Who among us hasn’t done air bass and tried to replicate Flea’s bassline by mouth to this iconic and classic hit? Impossible not to. Boom, b-booom boom! That slide will getchya every damn time. 

This album and tune were mixed a little more level than normal. What I mean by that is that whilst you can still hear the instrument separation, Flea’s bass has been brought back into the mix a touch. Still there, but not as ‘up front’ as it had been on previous songs. That is until the breakdown at around the 3:20 mark, then it’s guns blazing. Flea’s bass takes this from an ok song, to a ripper.

A much maligned album from the Red Hot Chili Peppers, despite featuring some great tunes, like Walkabout. The attraction to this, for me, was the simplicity in what was otherwise a sometimes dark and heavy album.
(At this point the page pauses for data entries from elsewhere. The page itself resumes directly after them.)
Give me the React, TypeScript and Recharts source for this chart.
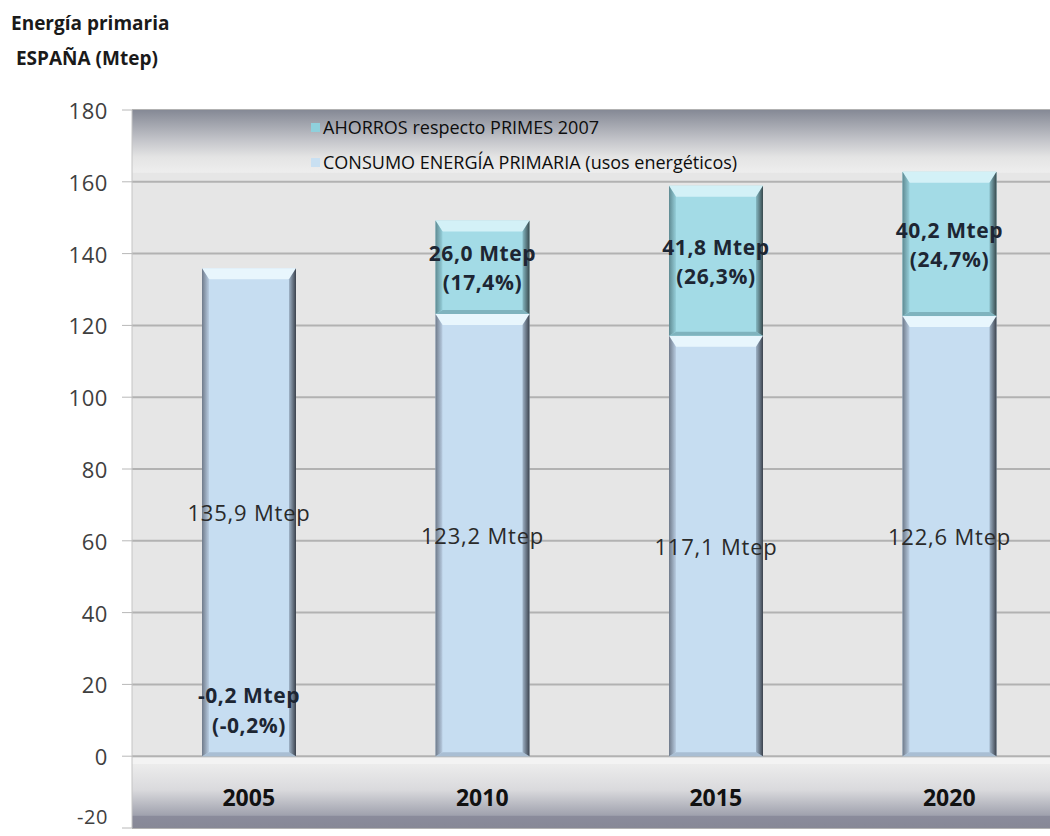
import React from 'react';
import { BarChart, Bar, XAxis, YAxis, CartesianGrid, ReferenceArea, LabelList } from 'recharts';

const years = ['2005', '2010', '2015', '2020'];
const consumo = [135.9, 123.2, 117.1, 122.6];
const ahorros = [-0.2, 26.0, 41.8, 40.2];
const ahorrosPct = [-0.2, 17.4, 26.3, 24.7];
const yTicks = [-20, 0, 20, 40, 60, 80, 100, 120, 140, 160, 180];
const titleLines = ['Energía primaria', ' ESPAÑA (Mtep)'];
const legendItems = [
  { name: 'AHORROS respecto PRIMES 2007', color: '#8fd0dc' },
  { name: 'CONSUMO ENERGÍA PRIMARIA (usos energéticos)', color: '#c9e0f2' },
];

const data = years.map((y, i) => ({ year: y, consumo: consumo[i], ahorros: ahorros[i], pct: ahorrosPct[i] }));
const fmt = (v: number) => v.toFixed(1).replace('.', ',');
const FONT = '"Open Sans", "DejaVu Sans", sans-serif';

type Bev = { main: string; top: string; bottom: string; id: string };

const makeBevel = (c: Bev) => (props: any) => {
  const { x, y, width, height } = props;
  if (Math.abs(height) < 2) return <g />;
  const h = Math.abs(height);
  const yy = height < 0 ? y + height : y;
  const b = 7;
  const r = x + width;
  const bt = yy + h;
  return (
    <g>
      <rect x={x} y={yy} width={width} height={h} fill={c.main} />
      <polygon points={`${x},${yy} ${r},${yy} ${r - b},${yy + b + 4} ${x + b},${yy + b + 4}`} fill={c.top} />
      <polygon points={`${x},${bt} ${r},${bt} ${r - b},${bt - 4} ${x + b},${bt - 4}`} fill={c.bottom} />
      <polygon points={`${x},${yy} ${x + b},${yy + b + 4} ${x + b},${bt - 4} ${x},${bt}`} fill={`url(#left-${c.id})`} />
      <polygon points={`${r},${yy} ${r - b},${yy + b + 4} ${r - b},${bt - 4} ${r},${bt}`} fill={`url(#right-${c.id})`} />
    </g>
  );
};

const consumoShape = makeBevel({ main: '#c6ddf1', top: '#e8f6fd', bottom: '#a9bed3', id: 'c' });
const ahorrosShape = makeBevel({ main: '#a3dbe6', top: '#d3f1f7', bottom: '#7fb3be', id: 'a' });

const boldLabel = { fontFamily: FONT, fontWeight: 700, fontSize: 21, letterSpacing: 0.6 };

const SavingsLabel = (props: any) => {
  const { x, y, width, height, index } = props;
  const v = ahorros[index];
  if (v < 0) return null;
  const cx = x + width / 2;
  const cy = y + height / 2;
  return (
    <g style={boldLabel} fill="#1d2633">
      <text x={cx} y={cy - 14} textAnchor="middle" dominantBaseline="central">{`${fmt(v)} Mtep`}</text>
      <text x={cx} y={cy + 15} textAnchor="middle" dominantBaseline="central">{`(${fmt(ahorrosPct[index])}%)`}</text>
    </g>
  );
};

const NegSavingsLabel = (props: any) => {
  const { x, y, width, height, index } = props;
  const v = ahorros[index];
  if (v >= 0) return null;
  const cx = x + width / 2;
  const bottom = y + height;
  return (
    <g style={boldLabel} fill="#1d2633">
      <text x={cx} y={bottom - 61} textAnchor="middle" dominantBaseline="central">{`${fmt(v)} Mtep`}</text>
      <text x={cx} y={bottom - 31} textAnchor="middle" dominantBaseline="central">{`(${fmt(ahorrosPct[index])}%)`}</text>
    </g>
  );
};

const ConsumoLabel = (props: any) => {
  const { x, y, width, height, index } = props;
  return (
    <text x={x + width / 2} y={y + height / 2} textAnchor="middle" dominantBaseline="central"
      style={{ fontFamily: FONT, fontSize: 22, letterSpacing: 0.8 }} fill="#2a2a2a">{`${fmt(consumo[index])} Mtep`}</text>
  );
};

const XTick = (props: any) => {
  const { x, y, payload } = props;
  return (
    <text x={x} y={y - 31} textAnchor="middle" dominantBaseline="central"
      style={{ fontFamily: FONT, fontSize: 23, fontWeight: 700 }} fill="#111">{payload.value}</text>
  );
};

const YTick = (props: any) => {
  const { x, y, payload } = props;
  const last = payload.value === -20;
  return (
    <text x={x} y={last ? y - 12 : y} textAnchor="end" dominantBaseline="central"
      style={{ fontFamily: FONT, fontSize: last ? 20 : 22, letterSpacing: 0.6 }} fill="#3f3f3f">{payload.value}</text>
  );
};

export default function App() {
  return (
    <div style={{ position: 'absolute', left: 0, top: 0, width: 1050, height: 836, overflow: 'hidden', background: '#fff' }}>
      <div style={{ position: 'absolute', left: 11, top: 6, fontFamily: FONT, fontWeight: 700, fontSize: 19, lineHeight: '35px', color: '#1a1a1a', whiteSpace: 'pre' }}>
        {titleLines.map((t) => <div key={t}>{t}</div>)}
      </div>
      <div style={{ position: 'absolute', left: 0, top: 0 }}>
        <BarChart width={1100} height={836} data={data} margin={{ top: 110, right: 34, bottom: 0, left: 0 }}>
          <defs>
            <linearGradient id="topBand" x1="0" y1="0" x2="0" y2="1">
              <stop offset="0" stopColor="#858995" />
              <stop offset="0.5" stopColor="#c6c7cc" />
              <stop offset="0.75" stopColor="#e4e4e4" />
              <stop offset="1" stopColor="#eeeeee" />
            </linearGradient>
            <linearGradient id="botBand" x1="0" y1="0" x2="0" y2="1">
              <stop offset="0" stopColor="#ececec" />
              <stop offset="0.4" stopColor="#dadadd" />
              <stop offset="0.8" stopColor="#a0a2ae" />
              <stop offset="0.82" stopColor="#8a8b9b" />
              <stop offset="1" stopColor="#878896" />
            </linearGradient>
            <linearGradient id="left-c" x1="0" y1="0" x2="1" y2="0">
              <stop offset="0" stopColor="#6f7a8a" />
              <stop offset="1" stopColor="#b9cde2" />
            </linearGradient>
            <linearGradient id="right-c" x1="0" y1="0" x2="1" y2="0">
              <stop offset="0" stopColor="#9fb3c7" />
              <stop offset="1" stopColor="#3b424d" />
            </linearGradient>
            <linearGradient id="left-a" x1="0" y1="0" x2="1" y2="0">
              <stop offset="0" stopColor="#5f8a92" />
              <stop offset="1" stopColor="#96cfda" />
            </linearGradient>
            <linearGradient id="right-a" x1="0" y1="0" x2="1" y2="0">
              <stop offset="0" stopColor="#86b9c3" />
              <stop offset="1" stopColor="#38494d" />
            </linearGradient>
          </defs>
          <CartesianGrid vertical={false} fill="#e6e6e6" stroke="#b2b2b2" strokeWidth={2} />
          <ReferenceArea y1={162.5} y2={180} fill="url(#topBand)" fillOpacity={1} stroke="none" />
          <ReferenceArea y1={-20} y2={-2.2} fill="url(#botBand)" fillOpacity={1} stroke="none" />
          <ReferenceArea y1={-2.2} y2={-0.4} fill="#f3f3f3" fillOpacity={1} stroke="none" />
          <XAxis dataKey="year" height={8} axisLine={false} tickLine={false} tickSize={0} tickMargin={0} tick={<XTick />} interval={0} />
          <YAxis width={132} domain={[-20, 180]} ticks={yTicks} interval={0} tickSize={10} tickMargin={14}
            axisLine={{ stroke: '#c4c4c4' }} tickLine={{ stroke: '#b8b8b8' }}
            tick={<YTick />} allowDataOverflow />
          <Bar dataKey="consumo" name={legendItems[1].name} stackId="s" barSize={94} shape={consumoShape} isAnimationActive={false}>
            <LabelList dataKey="consumo" content={<ConsumoLabel />} />
            <LabelList dataKey="ahorros" content={<NegSavingsLabel />} />
          </Bar>
          <Bar dataKey="ahorros" name={legendItems[0].name} stackId="s" barSize={94} shape={ahorrosShape} isAnimationActive={false}>
            <LabelList dataKey="ahorros" content={<SavingsLabel />} />
          </Bar>
        </BarChart>
      </div>
      <div style={{ position: 'absolute', left: 311, top: 110, fontFamily: FONT, fontSize: 18, color: '#0d0d0d', lineHeight: '35px' }}>
        {legendItems.map((it) => (
          <div key={it.name} style={{ display: 'flex', alignItems: 'center', whiteSpace: 'nowrap' }}>
            <span style={{ display: 'inline-block', width: 9, height: 9, background: it.color, marginRight: 3 }} />
            <span>{it.name}</span>
          </div>
        ))}
      </div>
    </div>
  );
}
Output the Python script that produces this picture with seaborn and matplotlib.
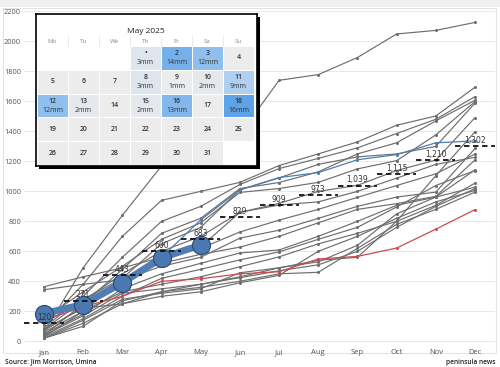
import numpy as np
import pandas as pd
import seaborn as sns
import matplotlib.pyplot as plt
from matplotlib.patches import Rectangle
from matplotlib.colors import LinearSegmentedColormap

months = ['Jan', 'Feb', 'Mar', 'Apr', 'May', 'Jun', 'Jul', 'Aug', 'Sep', 'Oct', 'Nov', 'Dec']

# cumulative rainfall (mm) of past years
grey_years = [
    [60, 490, 840, 1170, 1290, 1380, 1741, 1779, 1893, 2050, 2074, 2127],
    [110, 380, 700, 940, 1000, 1060, 1172, 1250, 1330, 1441, 1503, 1695],
    [90, 300, 560, 800, 900, 1046, 1152, 1220, 1290, 1386, 1481, 1632],
    [40, 250, 480, 720, 820, 1019, 1059, 1130, 1250, 1324, 1470, 1608],
    [150, 330, 500, 680, 790, 993, 1019, 1060, 1150, 1205, 1377, 1599],
    [30, 200, 420, 650, 760, 1010, 1090, 1180, 1230, 1250, 1300, 1589],
    [80, 270, 450, 600, 700, 860, 920, 1000, 1040, 1139, 1209, 1492],
    [20, 120, 250, 330, 380, 430, 490, 540, 560, 801, 1105, 1397],
    [344, 380, 410, 500, 560, 688, 741, 820, 900, 962, 995, 1286],
    [364, 430, 490, 560, 620, 729, 808, 880, 960, 1039, 1117, 1249],
    [70, 230, 380, 540, 630, 860, 909, 930, 1000, 1088, 1180, 1227],
    [120, 280, 420, 520, 580, 628, 700, 790, 880, 918, 967, 1210],
    [50, 180, 350, 450, 520, 589, 609, 700, 800, 907, 962, 1143],
    [30, 150, 300, 420, 480, 543, 596, 680, 760, 896, 1039, 1139],
    [60, 200, 330, 380, 430, 497, 563, 650, 720, 800, 907, 1055],
    [20, 140, 280, 320, 350, 457, 490, 530, 640, 850, 962, 1028],
    [40, 170, 320, 350, 380, 424, 470, 510, 600, 760, 900, 1018],
    [80, 220, 250, 300, 330, 390, 440, 600, 700, 820, 930, 1006],
    [20, 100, 270, 330, 360, 400, 450, 460, 620, 780, 880, 995],
]
blue_year = [170, 250, 380, 560, 810, 1010, 1092, 1125, 1211, 1245, 1324, 1337]
red_year = [140, 230, 300, 400, 417, 450, 464, 549, 566, 622, 748, 878]
year_2025 = [185, 245, 390, 556, 642]
averages = [120, 271, 443, 600, 683, 829, 909, 973, 1039, 1115, 1210, 1302]

# May 2025 daily rain
may_rain = {1: 3, 2: 14, 3: 12, 8: 3, 9: 1, 10: 2, 11: 9, 12: 12, 13: 2, 15: 2, 16: 13, 18: 16}
weekdays = ['Mo', 'Tu', 'We', 'Th', 'Fr', 'Sa', 'Su']

sns.set_style("white")
plt.rcParams['font.family'] = ['Open Sans', 'DejaVu Sans']

W, H = 500, 367
fig = plt.figure(figsize=(5, 3.67), dpi=100)

# panel decoration
fig.add_artist(Rectangle((0, 1 - 7 / H), 1, 7 / H, transform=fig.transFigure,
                         facecolor='#f0f0f0', edgecolor='none', zorder=0))
fig.add_artist(Rectangle((3 / W, 1 - 353 / H), 493 / W, 345 / H, transform=fig.transFigure,
                         facecolor='none', edgecolor='#e4e4e4', lw=0.8, zorder=0))

ax = fig.add_axes([24.4 / W, 1 - 345 / H, 470.2 / W, 338 / H])
ax.set_zorder(0)
ax.patch.set_alpha(0)

idx = np.arange(12)
rows = []
for k, vals in enumerate(grey_years):
    for m, v in zip(idx, vals):
        rows.append({'month': m, 'rain': v, 'year': k})
df_grey = pd.DataFrame(rows)

sns.lineplot(data=df_grey, x='month', y='rain', units='year', estimator=None,
             color='#6e6e6e', lw=0.85, marker='o', markersize=2.2,
             markeredgewidth=0, ax=ax, zorder=2)
sns.lineplot(x=idx, y=blue_year, color='#4f7db0', lw=0.9, marker='o', markersize=2.2,
             markeredgewidth=0, ax=ax, zorder=3)
sns.lineplot(x=idx, y=red_year, color='#cc4b50', lw=0.9, marker='o', markersize=2.2,
             markeredgewidth=0, ax=ax, zorder=3)
sns.lineplot(x=idx[:5], y=year_2025, color='#4f7db4', lw=5, marker='o', markersize=13,
             markerfacecolor='#4a78b0', markeredgecolor='#2c4a70', markeredgewidth=0.8,
             ax=ax, zorder=4)

ax.hlines(averages, idx - 0.5, idx + 0.5, colors='#111111', lw=1.3,
          linestyles=(0, (3, 2)), zorder=5)
for m, a in zip(idx, averages):
    ax.text(m, a + 8, f"{a:,}", ha='center', va='bottom', fontsize=5.5,
            color='#333333', family='DejaVu Sans', zorder=6)

ax.set_xlim(-0.5, 11.5)
ax.set_ylim(-25, 2230)
ax.set_xticks(idx)
ax.set_xticklabels(months)
ax.set_yticks(range(0, 2201, 200))
ax.grid(axis='y', color='#e8e8e8', lw=0.7)
ax.set_axisbelow(True)
ax.tick_params(axis='y', labelsize=5.3, length=1.5, width=0.5, pad=1, color='#cccccc')
ax.tick_params(axis='x', labelsize=5.5, length=0, pad=3)
for lab in ax.get_yticklabels() + ax.get_xticklabels():
    lab.set_color('#555555')
ax.set_xlabel('')
ax.set_ylabel('')
for s in ax.spines.values():
    s.set_visible(False)

# calendar inset
bx, by, bw, bh = 36, 14, 221, 152
fig.add_artist(Rectangle(((bx + 3) / W, 1 - (by + bh + 3) / H), bw / W, bh / H,
                         transform=fig.transFigure, facecolor='black',
                         edgecolor='none', zorder=1))
box = fig.add_axes([bx / W, 1 - (by + bh) / H, bw / W, bh / H])
box.set_zorder(2)
box.set_facecolor('white')
box.set_xticks([])
box.set_yticks([])
for s in box.spines.values():
    s.set_color('black')
    s.set_linewidth(1.2)

cal = np.full((5, 7), np.nan)
first_col = 3
for d in range(1, 32):
    pos = first_col + d - 1
    cal[pos // 7, pos % 7] = may_rain.get(d, 0)

cmap = LinearSegmentedColormap.from_list(
    'rain', [(0, '#ececec'), (1 / 16, '#ebecee'), (3 / 16, '#dfe5ed'),
             (9 / 16, '#b0d0f2'), (12 / 16, '#8fbfee'), (1, '#5ea2e8')])

gax = fig.add_axes([37 / W, 1 - 165 / H, 217 / W, 119 / H])
gax.set_zorder(3)
sns.heatmap(cal, mask=np.isnan(cal), cmap=cmap, vmin=0, vmax=16, cbar=False,
            linewidths=0.6, linecolor='white', ax=gax)
gax.set_facecolor('white')
gax.set_xticks([])
gax.set_yticks([])

for d in range(1, 32):
    pos = first_col + d - 1
    r, c = pos // 7, pos % 7
    label = '•' if d == 1 else str(d)
    if d in may_rain:
        gax.text(c + 0.5, r + 0.33, label, ha='center', va='center', fontsize=5,
                 color='#333333', fontweight='semibold')
        gax.text(c + 0.5, r + 0.7, f"{may_rain[d]}mm", ha='center', va='center',
                 fontsize=5, color='#333333')
    else:
        gax.text(c + 0.5, r + 0.5, label, ha='center', va='center', fontsize=5,
                 color='#333333', fontweight='semibold')

for c, wd in enumerate(weekdays):
    gax.text(c + 0.5, -0.2, wd, ha='center', va='center', fontsize=4.5,
             color='#8a8a8a', clip_on=False)
for c in range(1, 7):
    gax.plot([c, c], [-0.42, 0], color='#e6e6e6', lw=0.6, clip_on=False)
gax.text(3.5, -0.63, 'May 2025', ha='center', va='center', fontsize=6,
         color='#222222', clip_on=False)

fig.text(5 / W, 1 - 362 / H, 'Source: Jim Morrison, Umina', ha='left', va='center',
         fontsize=4.8, color='#222222', fontweight='semibold')
fig.text(495 / W, 1 - 362 / H, 'peninsula news', ha='right', va='center',
         fontsize=4.8, color='#222222', fontweight='semibold')

fig.savefig('out.png', dpi=100)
This was laid back, fun, funky, and interesting, thanks to Flea’s walking lines. I always found this one better with headphones on so you can totally immerse yourself in it.

Put aside the raunchy lyrics of this absolute classic for a moment and focus on what is a sensational bass line. What makes it great? Apart from the line itself, Flea’s distorted wah effect is a hot topic of discussion amongst bass players everywhere due to being so unique in sound. For the tech heads, legend has it that it was a vintage Mu-Tron phaser that had a dodgy battery in it, combined with some overdrive. Please yell out if you know more!

I remember the first time I heard the intro to this I was ready for some serious heavy ball bustin… and then.. Ya got me RHCP. Ya fooled me. I thought you were going gangbusters but you stripped right back and got funky. And HOW! That staccato bass line from our man is an instant winner and serves the song beautifully.

Frusciante and Flea are at their complimentary best on this tune. Bouncing off each other effortlessly and to great effect. Still the best guitar/bass combo the band has seen by far. Fleas is on fire in this tune, using effects and clean sound to funk the hell out of this one. Turn it up and get into it.

There you have it, 10 rippers from Flea to cement his place in bass playing history. His body of work is so vast, however, that you could just name an entire album, like Blood Sugar, as an example of why he is great. Flea is so versatile and serves songs the way they should be served. With every over the top piece of brilliance, he can be as equally subdued, and that’s what makes him one of the best. As always, I’d love to hear your favourites of his, so please, load em up, the world needs more Flea!